BEGIN Data segment

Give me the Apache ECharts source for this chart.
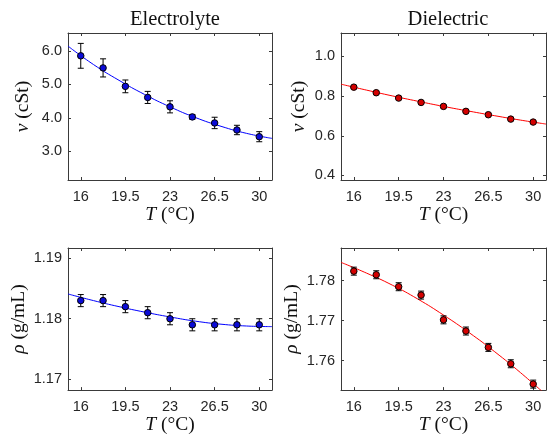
<!DOCTYPE html>
<html><head><meta charset="utf-8">
<script src="https://cdn.jsdelivr.net/npm/echarts@6/dist/echarts.min.js"></script>
<style>html,body{margin:0;padding:0;background:#fff}#c{width:549px;height:436px}</style>
</head><body><div id="c"></div>
<script>
// ---- data ----
const temps = [16, 17.75, 19.5, 21.25, 23, 24.75, 26.5, 28.25, 30];
const xTicks = [16, 19.5, 23, 26.5, 30];
const fitT = [15, 17, 19, 21, 23, 25, 27, 29, 31];

const elecVisc    = [5.85, 5.49, 4.94, 4.61, 4.33, 4.03, 3.85, 3.64, 3.44];
const elecViscErr = [0.37, 0.27, 0.19, 0.18, 0.18, 0.07, 0.17, 0.14, 0.15];
const elecViscFit = [6.14, 5.59, 5.12, 4.70, 4.33, 4.01, 3.75, 3.54, 3.39];
const elecViscTicks = [3, 4, 5, 6];

const dielVisc    = [0.845, 0.817, 0.790, 0.768, 0.748, 0.723, 0.706, 0.684, 0.669];
const dielViscErr = [0.004, 0.004, 0.004, 0.004, 0.004, 0.004, 0.004, 0.004, 0.004];
const dielViscFit = [0.860, 0.830, 0.801, 0.774, 0.748, 0.724, 0.701, 0.679, 0.659];
const dielViscTicks = [0.4, 0.6, 0.8, 1.0];

const elecDens    = [1.183, 1.183, 1.182, 1.181, 1.180, 1.179, 1.179, 1.179, 1.179];
const elecDensErr = [0.001, 0.001, 0.001, 0.001, 0.001, 0.001, 0.001, 0.001, 0.001];
const elecDensFit = [1.1841, 1.1830, 1.1820, 1.1811, 1.1803, 1.1796, 1.1791, 1.1788, 1.1787];
const elecDensTicks = [1.17, 1.18, 1.19];

const dielDens    = [1.7824, 1.7815, 1.7785, 1.7764, 1.7702, 1.7674, 1.7633, 1.7592, 1.7541];
const dielDensErr = [0.001, 0.001, 0.001, 0.001, 0.001, 0.001, 0.001, 0.001, 0.001];
const dielDensFit = [1.7846, 1.7819, 1.7789, 1.7754, 1.7714, 1.7670, 1.7622, 1.7570, 1.7514];
const dielDensTicks = [1.76, 1.77, 1.78];

const titles = ['Electrolyte', 'Dielectric'];

// ---- layout / style ----
const grids = [
  {left: 68, top: 33, width: 204, height: 147},
  {left: 341, top: 33, width: 205, height: 147},
  {left: 68, top: 248, width: 204, height: 147},
  {left: 341, top: 248, width: 205, height: 147}
];
const panels = [
  {y: elecVisc, e: elecViscErr, f: elecViscFit, ticks: elecViscTicks, min: 2.15, max: 6.53, dec: 1, name: '{g|ν} (cSt)', gap: 35, color: '#0000ff', fill: '#0b0bd6', xgap: 24},
  {y: dielVisc, e: dielViscErr, f: dielViscFit, ticks: dielViscTicks, min: 0.377, max: 1.118, dec: 1, name: '{g|ν} (cSt)', gap: 32, color: '#ff0000', fill: '#d40000', xgap: 24},
  {y: elecDens, e: elecDensErr, f: elecDensFit, ticks: elecDensTicks, min: 1.1682, max: 1.1917, dec: 2, name: '{g|ρ} (g/mL)', gap: 39, color: '#0000ff', fill: '#0b0bd6', xgap: 22},
  {y: dielDens, e: dielDensErr, f: dielDensFit, ticks: dielDensTicks, min: 1.7526, max: 1.7882, dec: 2, name: '{g|ρ} (g/mL)', gap: 39, color: '#ff0000', fill: '#d40000', xgap: 22}
];

const axisColor = '#3a3a3a';
const serif = 'Liberation Serif';
const sans = 'Liberation Sans';
const nameStyle = {fontFamily: serif, fontSize: 19.5, color: '#111',
  rich: {g: {fontFamily: serif, fontSize: 19.5, fontStyle: 'italic', color: '#111'},
         i: {fontFamily: serif, fontSize: 19.5, fontStyle: 'italic', color: '#111'}}};

const xAxes = [], yAxes = [], series = [];
panels.forEach((p, k) => {
  const common = {min: 15, max: 31, gridIndex: k, splitLine: {show: false},
    axisLine: {show: true, onZero: false, lineStyle: {color: axisColor, width: 1}}};
  xAxes.push(Object.assign({}, common, {type: 'value', position: 'bottom',
    name: '{i|T} (°C)', nameLocation: 'middle', nameGap: p.xgap, nameTextStyle: nameStyle,
    axisTick: {inside: true, length: 3, lineStyle: {color: axisColor}, customValues: xTicks},
    axisLabel: {customValues: xTicks, fontFamily: sans, fontSize: 14.5, color: '#262626', margin: 9,
      formatter: v => String(v)}}));
  xAxes.push(Object.assign({}, common, {type: 'value', position: 'top',
    axisTick: {inside: true, length: 3, lineStyle: {color: axisColor}, customValues: xTicks},
    axisLabel: {show: false}}));
  const ycommon = {type: 'value', min: p.min, max: p.max, gridIndex: k, splitLine: {show: false},
    axisLine: {show: true, onZero: false, lineStyle: {color: axisColor, width: 1}}};
  yAxes.push(Object.assign({}, ycommon, {position: 'left',
    name: p.name, nameLocation: 'middle', nameGap: p.gap, nameRotate: 90, nameTextStyle: nameStyle,
    axisTick: {inside: true, length: 3, lineStyle: {color: axisColor}, customValues: p.ticks},
    axisLabel: {customValues: p.ticks, fontFamily: sans, fontSize: 14.5, color: '#262626', margin: 6,
      formatter: v => v.toFixed(p.dec)}}));
  yAxes.push(Object.assign({}, ycommon, {position: 'right',
    axisTick: {inside: true, length: 3, lineStyle: {color: axisColor}, customValues: p.ticks},
    axisLabel: {show: false}}));

  series.push({type: 'line', xAxisIndex: 2 * k, yAxisIndex: 2 * k, smooth: 0.5, symbol: 'none',
    clip: true, z: 2, lineStyle: {color: p.color, width: 1},
    data: fitT.map((t, i) => [t, p.f[i]])});
  series.push({type: 'custom', xAxisIndex: 2 * k, yAxisIndex: 2 * k, z: 3, clip: false,
    encode: {x: 0, y: 1},
    data: temps.map((t, i) => [t, p.y[i], p.e[i]]),
    renderItem: (params, api) => {
      const x = api.value(0), y = api.value(1), e = api.value(2);
      const lo = api.coord([x, y - e]), hi = api.coord([x, y + e]);
      const w = 3;
      const st = {stroke: '#000', lineWidth: 1};
      return {type: 'group', children: [
        {type: 'line', shape: {x1: lo[0], y1: lo[1], x2: hi[0], y2: hi[1]}, style: st},
        {type: 'line', shape: {x1: lo[0] - w, y1: lo[1], x2: lo[0] + w, y2: lo[1]}, style: st},
        {type: 'line', shape: {x1: hi[0] - w, y1: hi[1], x2: hi[0] + w, y2: hi[1]}, style: st}
      ]};
    }});
  series.push({type: 'scatter', xAxisIndex: 2 * k, yAxisIndex: 2 * k, z: 4, symbol: 'circle',
    symbolSize: 6.5, itemStyle: {color: p.fill, borderColor: '#000', borderWidth: 1, opacity: 1},
    data: temps.map((t, i) => [t, p.y[i]])});
});

const chart = echarts.init(document.getElementById('c'), null, {renderer: 'canvas'});
chart.setOption({
  animation: false,
  backgroundColor: '#fff',
  title: [
    {text: titles[0], left: 170, top: 4, textAlign: 'center',
      textStyle: {fontFamily: serif, fontSize: 20.5, fontWeight: 'normal', color: '#111'}},
    {text: titles[1], left: 443, top: 4, textAlign: 'center',
      textStyle: {fontFamily: serif, fontSize: 20.5, fontWeight: 'normal', color: '#111'}}
  ],
  grid: grids,
  xAxis: xAxes,
  yAxis: yAxes,
  series: series
});
</script></body></html>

END Data segment

- **What to do**
Every line is to be duplicated exactly, though pictures stay out.

- **Solution for this task**
Give me the Apache ECharts source for this chart.
<!DOCTYPE html>
<html><head><meta charset="utf-8">
<script src="https://cdn.jsdelivr.net/npm/echarts@6/dist/echarts.min.js"></script>
<style>html,body{margin:0;padding:0;background:#fff}#c{width:549px;height:436px}</style>
</head><body><div id="c"></div>
<script>
// ---- data ----
const temps = [16, 17.75, 19.5, 21.25, 23, 24.75, 26.5, 28.25, 30];
const xTicks = [16, 19.5, 23, 26.5, 30];
const fitT = [15, 17, 19, 21, 23, 25, 27, 29, 31];

const elecVisc    = [5.85, 5.49, 4.94, 4.61, 4.33, 4.03, 3.85, 3.64, 3.44];
const elecViscErr = [0.37, 0.27, 0.19, 0.18, 0.18, 0.07, 0.17, 0.14, 0.15];
const elecViscFit = [6.14, 5.59, 5.12, 4.70, 4.33, 4.01, 3.75, 3.54, 3.39];
const elecViscTicks = [3, 4, 5, 6];

const dielVisc    = [0.845, 0.817, 0.790, 0.768, 0.748, 0.723, 0.706, 0.684, 0.669];
const dielViscErr = [0.004, 0.004, 0.004, 0.004, 0.004, 0.004, 0.004, 0.004, 0.004];
const dielViscFit = [0.860, 0.830, 0.801, 0.774, 0.748, 0.724, 0.701, 0.679, 0.659];
const dielViscTicks = [0.4, 0.6, 0.8, 1.0];

const elecDens    = [1.183, 1.183, 1.182, 1.181, 1.180, 1.179, 1.179, 1.179, 1.179];
const elecDensErr = [0.001, 0.001, 0.001, 0.001, 0.001, 0.001, 0.001, 0.001, 0.001];
const elecDensFit = [1.1841, 1.1830, 1.1820, 1.1811, 1.1803, 1.1796, 1.1791, 1.1788, 1.1787];
const elecDensTicks = [1.17, 1.18, 1.19];

const dielDens    = [1.7824, 1.7815, 1.7785, 1.7764, 1.7702, 1.7674, 1.7633, 1.7592, 1.7541];
const dielDensErr = [0.001, 0.001, 0.001, 0.001, 0.001, 0.001, 0.001, 0.001, 0.001];
const dielDensFit = [1.7846, 1.7819, 1.7789, 1.7754, 1.7714, 1.7670, 1.7622, 1.7570, 1.7514];
const dielDensTicks = [1.76, 1.77, 1.78];

const titles = ['Electrolyte', 'Dielectric'];

// ---- layout / style ----
const grids = [
  {left: 68, top: 33, width: 204, height: 147},
  {left: 341, top: 33, width: 205, height: 147},
  {left: 68, top: 248, width: 204, height: 147},
  {left: 341, top: 248, width: 205, height: 147}
];
const panels = [
  {y: elecVisc, e: elecViscErr, f: elecViscFit, ticks: elecViscTicks, min: 2.15, max: 6.53, dec: 1, name: '{g|ν} (cSt)', gap: 35, color: '#0000ff', fill: '#0b0bd6', xgap: 24},
  {y: dielVisc, e: dielViscErr, f: dielViscFit, ticks: dielViscTicks, min: 0.377, max: 1.118, dec: 1, name: '{g|ν} (cSt)', gap: 32, color: '#ff0000', fill: '#d40000', xgap: 24},
  {y: elecDens, e: elecDensErr, f: elecDensFit, ticks: elecDensTicks, min: 1.1682, max: 1.1917, dec: 2, name: '{g|ρ} (g/mL)', gap: 39, color: '#0000ff', fill: '#0b0bd6', xgap: 22},
  {y: dielDens, e: dielDensErr, f: dielDensFit, ticks: dielDensTicks, min: 1.7526, max: 1.7882, dec: 2, name: '{g|ρ} (g/mL)', gap: 39, color: '#ff0000', fill: '#d40000', xgap: 22}
];

const axisColor = '#3a3a3a';
const serif = 'Liberation Serif';
const sans = 'Liberation Sans';
const nameStyle = {fontFamily: serif, fontSize: 19.5, color: '#111',
  rich: {g: {fontFamily: serif, fontSize: 19.5, fontStyle: 'italic', color: '#111'},
         i: {fontFamily: serif, fontSize: 19.5, fontStyle: 'italic', color: '#111'}}};

const xAxes = [], yAxes = [], series = [];
panels.forEach((p, k) => {
  const common = {min: 15, max: 31, gridIndex: k, splitLine: {show: false},
    axisLine: {show: true, onZero: false, lineStyle: {color: axisColor, width: 1}}};
  xAxes.push(Object.assign({}, common, {type: 'value', position: 'bottom',
    name: '{i|T} (°C)', nameLocation: 'middle', nameGap: p.xgap, nameTextStyle: nameStyle,
    axisTick: {inside: true, length: 3, lineStyle: {color: axisColor}, customValues: xTicks},
    axisLabel: {customValues: xTicks, fontFamily: sans, fontSize: 14.5, color: '#262626', margin: 9,
      formatter: v => String(v)}}));
  xAxes.push(Object.assign({}, common, {type: 'value', position: 'top',
    axisTick: {inside: true, length: 3, lineStyle: {color: axisColor}, customValues: xTicks},
    axisLabel: {show: false}}));
  const ycommon = {type: 'value', min: p.min, max: p.max, gridIndex: k, splitLine: {show: false},
    axisLine: {show: true, onZero: false, lineStyle: {color: axisColor, width: 1}}};
  yAxes.push(Object.assign({}, ycommon, {position: 'left',
    name: p.name, nameLocation: 'middle', nameGap: p.gap, nameRotate: 90, nameTextStyle: nameStyle,
    axisTick: {inside: true, length: 3, lineStyle: {color: axisColor}, customValues: p.ticks},
    axisLabel: {customValues: p.ticks, fontFamily: sans, fontSize: 14.5, color: '#262626', margin: 6,
      formatter: v => v.toFixed(p.dec)}}));
  yAxes.push(Object.assign({}, ycommon, {position: 'right',
    axisTick: {inside: true, length: 3, lineStyle: {color: axisColor}, customValues: p.ticks},
    axisLabel: {show: false}}));

  series.push({type: 'line', xAxisIndex: 2 * k, yAxisIndex: 2 * k, smooth: 0.5, symbol: 'none',
    clip: true, z: 2, lineStyle: {color: p.color, width: 1},
    data: fitT.map((t, i) => [t, p.f[i]])});
  series.push({type: 'custom', xAxisIndex: 2 * k, yAxisIndex: 2 * k, z: 3, clip: false,
    encode: {x: 0, y: 1},
    data: temps.map((t, i) => [t, p.y[i], p.e[i]]),
    renderItem: (params, api) => {
      const x = api.value(0), y = api.value(1), e = api.value(2);
      const lo = api.coord([x, y - e]), hi = api.coord([x, y + e]);
      const w = 3;
      const st = {stroke: '#000', lineWidth: 1};
      return {type: 'group', children: [
        {type: 'line', shape: {x1: lo[0], y1: lo[1], x2: hi[0], y2: hi[1]}, style: st},
        {type: 'line', shape: {x1: lo[0] - w, y1: lo[1], x2: lo[0] + w, y2: lo[1]}, style: st},
        {type: 'line', shape: {x1: hi[0] - w, y1: hi[1], x2: hi[0] + w, y2: hi[1]}, style: st}
      ]};
    }});
  series.push({type: 'scatter', xAxisIndex: 2 * k, yAxisIndex: 2 * k, z: 4, symbol: 'circle',
    symbolSize: 6.5, itemStyle: {color: p.fill, borderColor: '#000', borderWidth: 1, opacity: 1},
    data: temps.map((t, i) => [t, p.y[i]])});
});

const chart = echarts.init(document.getElementById('c'), null, {renderer: 'canvas'});
chart.setOption({
  animation: false,
  backgroundColor: '#fff',
  title: [
    {text: titles[0], left: 170, top: 4, textAlign: 'center',
      textStyle: {fontFamily: serif, fontSize: 20.5, fontWeight: 'normal', color: '#111'}},
    {text: titles[1], left: 443, top: 4, textAlign: 'center',
      textStyle: {fontFamily: serif, fontSize: 20.5, fontWeight: 'normal', color: '#111'}}
  ],
  grid: grids,
  xAxis: xAxes,
  yAxis: yAxes,
  series: series
});
</script></body></html>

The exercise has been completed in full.